* Start *

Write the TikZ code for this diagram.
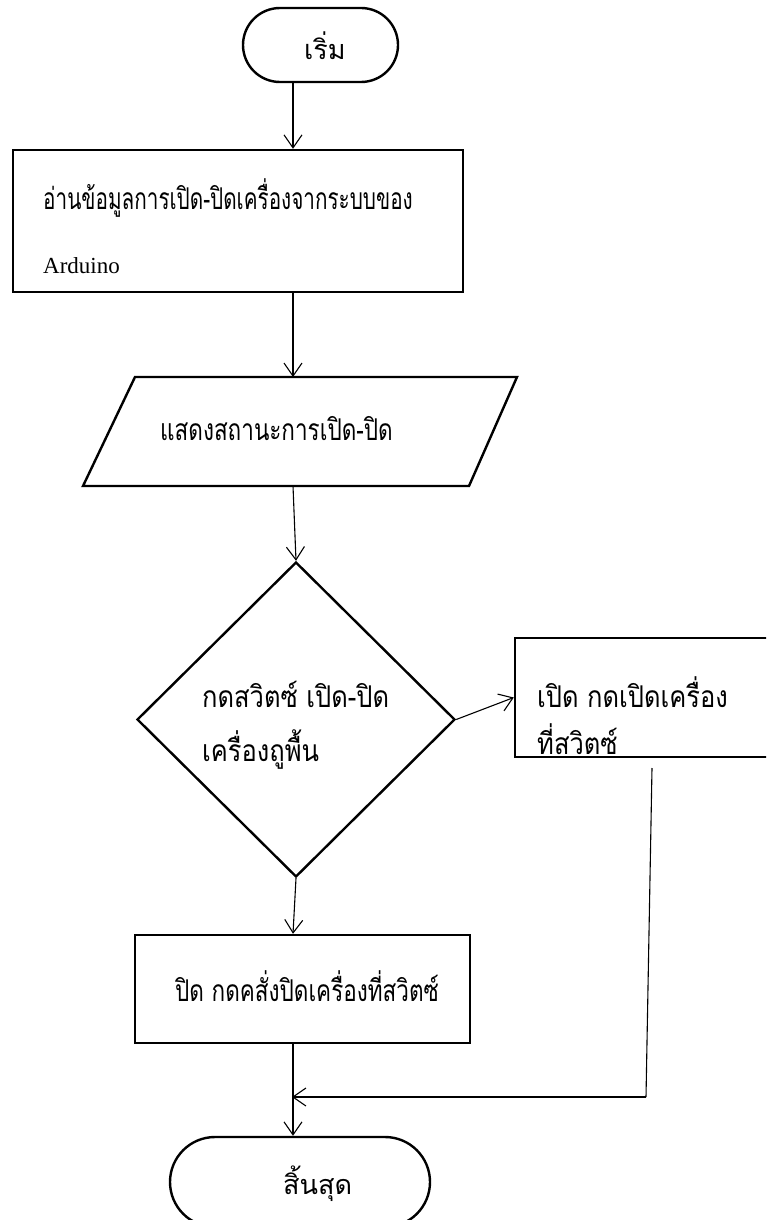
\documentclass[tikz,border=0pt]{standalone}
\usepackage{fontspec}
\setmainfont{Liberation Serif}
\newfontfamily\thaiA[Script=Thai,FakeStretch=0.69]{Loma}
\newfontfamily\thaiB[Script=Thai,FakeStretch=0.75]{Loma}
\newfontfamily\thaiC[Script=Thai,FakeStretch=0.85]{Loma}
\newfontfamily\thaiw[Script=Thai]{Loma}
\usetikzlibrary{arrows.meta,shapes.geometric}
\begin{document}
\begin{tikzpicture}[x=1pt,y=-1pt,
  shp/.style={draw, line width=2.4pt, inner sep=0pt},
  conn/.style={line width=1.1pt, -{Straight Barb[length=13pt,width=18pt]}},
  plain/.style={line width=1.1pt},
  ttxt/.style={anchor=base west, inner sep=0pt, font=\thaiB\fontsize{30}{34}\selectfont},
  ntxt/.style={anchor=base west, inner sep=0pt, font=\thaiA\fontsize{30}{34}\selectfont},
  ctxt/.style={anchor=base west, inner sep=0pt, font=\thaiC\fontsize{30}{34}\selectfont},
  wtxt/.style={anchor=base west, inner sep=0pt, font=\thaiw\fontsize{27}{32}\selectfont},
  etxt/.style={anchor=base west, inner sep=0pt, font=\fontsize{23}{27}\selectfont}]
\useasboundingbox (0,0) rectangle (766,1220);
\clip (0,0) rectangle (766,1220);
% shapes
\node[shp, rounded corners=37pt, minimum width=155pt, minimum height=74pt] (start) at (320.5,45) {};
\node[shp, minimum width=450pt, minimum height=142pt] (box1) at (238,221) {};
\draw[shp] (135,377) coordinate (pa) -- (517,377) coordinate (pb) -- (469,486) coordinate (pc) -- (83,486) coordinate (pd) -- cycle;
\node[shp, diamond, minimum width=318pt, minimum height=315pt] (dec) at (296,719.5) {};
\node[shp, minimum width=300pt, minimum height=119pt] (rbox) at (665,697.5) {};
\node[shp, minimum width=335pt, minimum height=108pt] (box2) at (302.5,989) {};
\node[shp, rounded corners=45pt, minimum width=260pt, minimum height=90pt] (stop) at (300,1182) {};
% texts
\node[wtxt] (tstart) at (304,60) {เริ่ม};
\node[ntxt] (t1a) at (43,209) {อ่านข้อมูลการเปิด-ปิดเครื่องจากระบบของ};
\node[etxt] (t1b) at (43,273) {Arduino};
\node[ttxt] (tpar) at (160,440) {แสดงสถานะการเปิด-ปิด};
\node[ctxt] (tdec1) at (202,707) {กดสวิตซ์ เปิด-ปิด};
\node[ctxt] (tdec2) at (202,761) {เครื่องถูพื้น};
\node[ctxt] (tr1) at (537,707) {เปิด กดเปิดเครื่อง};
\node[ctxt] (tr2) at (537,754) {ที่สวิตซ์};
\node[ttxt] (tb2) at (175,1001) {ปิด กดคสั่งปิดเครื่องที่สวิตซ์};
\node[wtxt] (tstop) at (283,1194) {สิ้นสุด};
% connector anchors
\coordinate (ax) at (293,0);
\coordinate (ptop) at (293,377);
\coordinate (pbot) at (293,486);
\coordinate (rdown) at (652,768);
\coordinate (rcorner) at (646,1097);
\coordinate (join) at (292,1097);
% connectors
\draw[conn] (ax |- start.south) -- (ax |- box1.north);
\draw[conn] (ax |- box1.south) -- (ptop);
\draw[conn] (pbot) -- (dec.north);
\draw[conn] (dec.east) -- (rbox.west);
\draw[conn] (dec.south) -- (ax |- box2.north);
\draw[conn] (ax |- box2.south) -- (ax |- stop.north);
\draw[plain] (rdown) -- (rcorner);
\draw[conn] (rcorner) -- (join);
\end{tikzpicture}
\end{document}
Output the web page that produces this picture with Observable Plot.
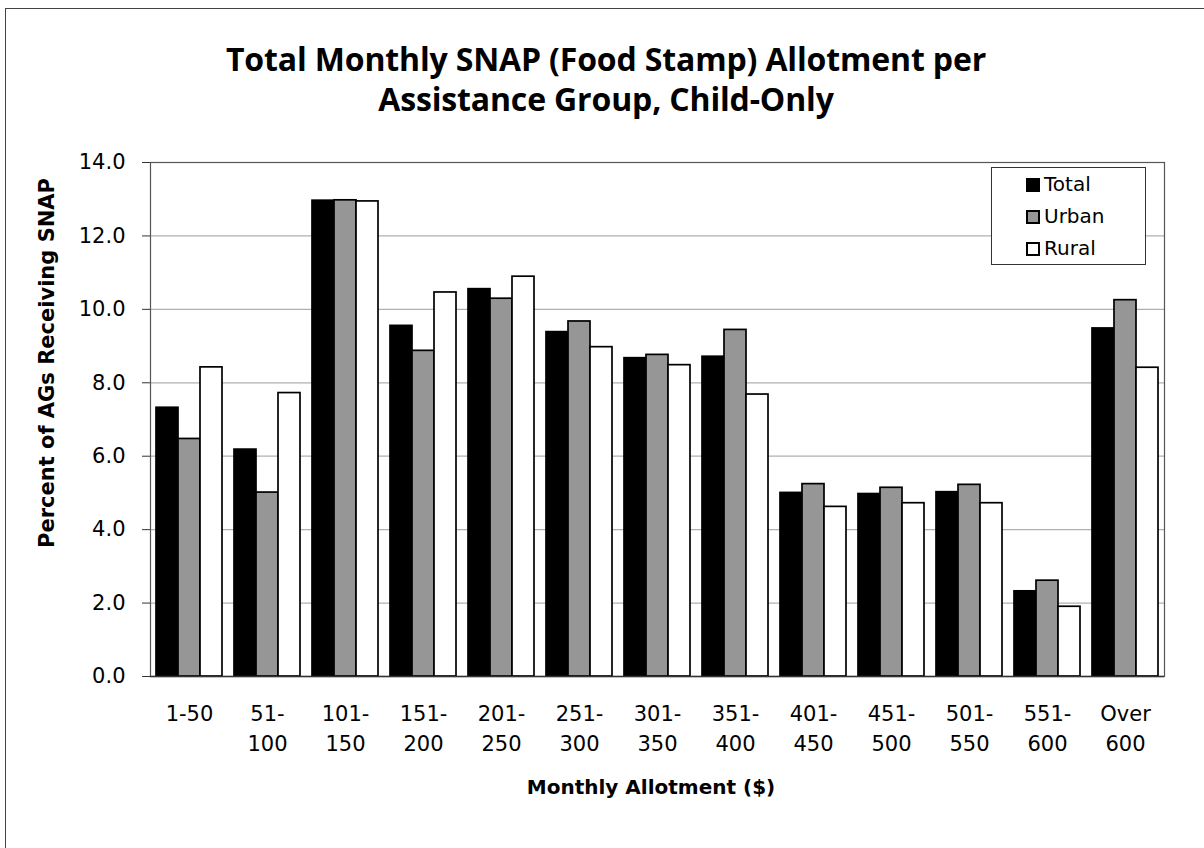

* End *

- [Given exercise]
Give the entries again without a single change, but with no pictures.

- [Written response]
Write the TikZ code for this diagram.
\documentclass[tikz,border=0pt]{standalone}
\usepackage{fontspec}
\setmainfont{Liberation Serif}
\newfontfamily\thaiA[Script=Thai,FakeStretch=0.69]{Loma}
\newfontfamily\thaiB[Script=Thai,FakeStretch=0.75]{Loma}
\newfontfamily\thaiC[Script=Thai,FakeStretch=0.85]{Loma}
\newfontfamily\thaiw[Script=Thai]{Loma}
\usetikzlibrary{arrows.meta,shapes.geometric}
\begin{document}
\begin{tikzpicture}[x=1pt,y=-1pt,
  shp/.style={draw, line width=2.4pt, inner sep=0pt},
  conn/.style={line width=1.1pt, -{Straight Barb[length=13pt,width=18pt]}},
  plain/.style={line width=1.1pt},
  ttxt/.style={anchor=base west, inner sep=0pt, font=\thaiB\fontsize{30}{34}\selectfont},
  ntxt/.style={anchor=base west, inner sep=0pt, font=\thaiA\fontsize{30}{34}\selectfont},
  ctxt/.style={anchor=base west, inner sep=0pt, font=\thaiC\fontsize{30}{34}\selectfont},
  wtxt/.style={anchor=base west, inner sep=0pt, font=\thaiw\fontsize{27}{32}\selectfont},
  etxt/.style={anchor=base west, inner sep=0pt, font=\fontsize{23}{27}\selectfont}]
\useasboundingbox (0,0) rectangle (766,1220);
\clip (0,0) rectangle (766,1220);
% shapes
\node[shp, rounded corners=37pt, minimum width=155pt, minimum height=74pt] (start) at (320.5,45) {};
\node[shp, minimum width=450pt, minimum height=142pt] (box1) at (238,221) {};
\draw[shp] (135,377) coordinate (pa) -- (517,377) coordinate (pb) -- (469,486) coordinate (pc) -- (83,486) coordinate (pd) -- cycle;
\node[shp, diamond, minimum width=318pt, minimum height=315pt] (dec) at (296,719.5) {};
\node[shp, minimum width=300pt, minimum height=119pt] (rbox) at (665,697.5) {};
\node[shp, minimum width=335pt, minimum height=108pt] (box2) at (302.5,989) {};
\node[shp, rounded corners=45pt, minimum width=260pt, minimum height=90pt] (stop) at (300,1182) {};
% texts
\node[wtxt] (tstart) at (304,60) {เริ่ม};
\node[ntxt] (t1a) at (43,209) {อ่านข้อมูลการเปิด-ปิดเครื่องจากระบบของ};
\node[etxt] (t1b) at (43,273) {Arduino};
\node[ttxt] (tpar) at (160,440) {แสดงสถานะการเปิด-ปิด};
\node[ctxt] (tdec1) at (202,707) {กดสวิตซ์ เปิด-ปิด};
\node[ctxt] (tdec2) at (202,761) {เครื่องถูพื้น};
\node[ctxt] (tr1) at (537,707) {เปิด กดเปิดเครื่อง};
\node[ctxt] (tr2) at (537,754) {ที่สวิตซ์};
\node[ttxt] (tb2) at (175,1001) {ปิด กดคสั่งปิดเครื่องที่สวิตซ์};
\node[wtxt] (tstop) at (283,1194) {สิ้นสุด};
% connector anchors
\coordinate (ax) at (293,0);
\coordinate (ptop) at (293,377);
\coordinate (pbot) at (293,486);
\coordinate (rdown) at (652,768);
\coordinate (rcorner) at (646,1097);
\coordinate (join) at (292,1097);
% connectors
\draw[conn] (ax |- start.south) -- (ax |- box1.north);
\draw[conn] (ax |- box1.south) -- (ptop);
\draw[conn] (pbot) -- (dec.north);
\draw[conn] (dec.east) -- (rbox.west);
\draw[conn] (dec.south) -- (ax |- box2.north);
\draw[conn] (ax |- box2.south) -- (ax |- stop.north);
\draw[plain] (rdown) -- (rcorner);
\draw[conn] (rcorner) -- (join);
\end{tikzpicture}
\end{document}
Output the web page that produces this picture with Observable Plot.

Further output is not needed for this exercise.